Somewhere on the outskirts of Kraków’s Old Town, we stumbled upon a Modernist building, a starkly brutalist construction amongst all the old architecture. It is the Bunkier Sztui Gallery — a small exhibition space behind a café near Planty Park, currently chocked full of photographs and somewhat pretentious and kitschy captions about the nature of art and the “debate on domestic neo-avant-garde” (??? I don’t understand, either.) But one line strikes me as particularly memorable: “In lashing out at the foreign, we only reinforce its foreignness.” This reminds me of a quote from Descartes’ Discourse on Method, and a particularly apt one for the road: “it is good to know of the customs of various peoples, so as to judge ours more soundly and so as not to think that everything contrary to ours is ridiculous and against reason.”

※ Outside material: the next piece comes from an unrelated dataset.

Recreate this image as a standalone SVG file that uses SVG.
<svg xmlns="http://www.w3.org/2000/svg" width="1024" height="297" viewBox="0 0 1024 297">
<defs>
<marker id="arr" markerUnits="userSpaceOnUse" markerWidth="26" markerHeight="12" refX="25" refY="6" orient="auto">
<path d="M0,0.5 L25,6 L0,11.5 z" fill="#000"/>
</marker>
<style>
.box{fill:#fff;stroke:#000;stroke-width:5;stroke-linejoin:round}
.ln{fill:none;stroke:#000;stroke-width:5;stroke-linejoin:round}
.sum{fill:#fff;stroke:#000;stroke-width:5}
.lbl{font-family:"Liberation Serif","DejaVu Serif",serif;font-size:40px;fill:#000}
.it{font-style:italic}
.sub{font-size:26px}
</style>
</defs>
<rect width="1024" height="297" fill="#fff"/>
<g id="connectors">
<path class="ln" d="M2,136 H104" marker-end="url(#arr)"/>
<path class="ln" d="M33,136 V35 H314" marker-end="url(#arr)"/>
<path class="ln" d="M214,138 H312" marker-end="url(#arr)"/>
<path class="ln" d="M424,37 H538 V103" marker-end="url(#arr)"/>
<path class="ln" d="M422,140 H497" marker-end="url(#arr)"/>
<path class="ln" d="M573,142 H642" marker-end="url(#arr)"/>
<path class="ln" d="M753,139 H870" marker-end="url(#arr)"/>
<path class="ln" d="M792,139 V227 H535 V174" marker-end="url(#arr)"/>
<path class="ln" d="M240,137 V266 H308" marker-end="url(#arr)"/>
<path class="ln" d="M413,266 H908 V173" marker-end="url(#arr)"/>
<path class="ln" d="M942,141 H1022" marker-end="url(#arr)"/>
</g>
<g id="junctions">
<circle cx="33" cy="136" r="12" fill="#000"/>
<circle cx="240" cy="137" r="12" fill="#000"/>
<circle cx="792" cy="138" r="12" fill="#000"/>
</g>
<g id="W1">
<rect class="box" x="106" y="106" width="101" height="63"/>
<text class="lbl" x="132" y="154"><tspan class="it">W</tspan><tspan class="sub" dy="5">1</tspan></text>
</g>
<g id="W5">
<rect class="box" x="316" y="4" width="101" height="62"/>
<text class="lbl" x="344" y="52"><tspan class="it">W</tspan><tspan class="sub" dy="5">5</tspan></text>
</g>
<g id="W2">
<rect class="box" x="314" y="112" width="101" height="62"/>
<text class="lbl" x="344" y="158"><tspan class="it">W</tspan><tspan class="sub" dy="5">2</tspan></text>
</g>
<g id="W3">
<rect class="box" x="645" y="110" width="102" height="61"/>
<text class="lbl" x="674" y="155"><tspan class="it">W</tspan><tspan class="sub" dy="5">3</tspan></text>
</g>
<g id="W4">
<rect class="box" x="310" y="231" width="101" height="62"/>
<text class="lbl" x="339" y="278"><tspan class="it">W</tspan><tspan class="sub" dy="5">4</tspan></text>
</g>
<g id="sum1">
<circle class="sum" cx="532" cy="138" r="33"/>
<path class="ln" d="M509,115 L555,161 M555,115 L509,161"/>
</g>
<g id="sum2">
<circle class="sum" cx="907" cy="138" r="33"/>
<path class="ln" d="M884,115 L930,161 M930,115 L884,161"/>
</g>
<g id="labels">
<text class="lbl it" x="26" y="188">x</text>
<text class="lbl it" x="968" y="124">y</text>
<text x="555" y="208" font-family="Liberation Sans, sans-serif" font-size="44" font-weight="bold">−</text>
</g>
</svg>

But immersing yourself in different cultures can also become a burden. It becomes harder and harder to be sure of one’s own position in the world, and of one own’s beliefs. Real courage lies in picking apart the societal constructs that have accumulated within ourselves in our nascent years, and then building our own systems of values, taking full responsibility for our own choices and actions. And yet this leaves us at a loss as to where we truly belong.
Berlin ist mehr ein Weltteil als eine Stadt.
Plastered all over the U-Bahn stations and on marker-filled, gum-wadded poles: Berlin is rather a part of the world than a city. Perhaps that’s why I like Berlin so much as a city (or a non-city) — it encapsulates the itinerancy and rootlessness that has characterized most of my life. I don’t mean to sing praise: it’s certainly not rainbows and sunshine. In its bare, gritty, melting-pot of vibrant human individuality lies isolation.
Yet that isolation also imparts a certain assuredness that can’t really be explained. I end this blogpost on the Gatwick Express, amongst a crowd of people all tunneling towards London — feeling completely alone, a pit of fiery excitement gnawing away at my stomach. I’m not sure if it’s the aftermath of the i-only-had-three-hours-of-sleep-caffeine-boost, the agitation at being perpetually late (customs always takes so much longer than anticipated…), or the raw excitement for the next ten weeks in Oxford to follow.
I heave my luggage onto the platform and feel a heavy sense of deja vu — life at this moment seems to be retrospectively comprised of a series of trains, each delineating a new chapter, a new adventure to embark on.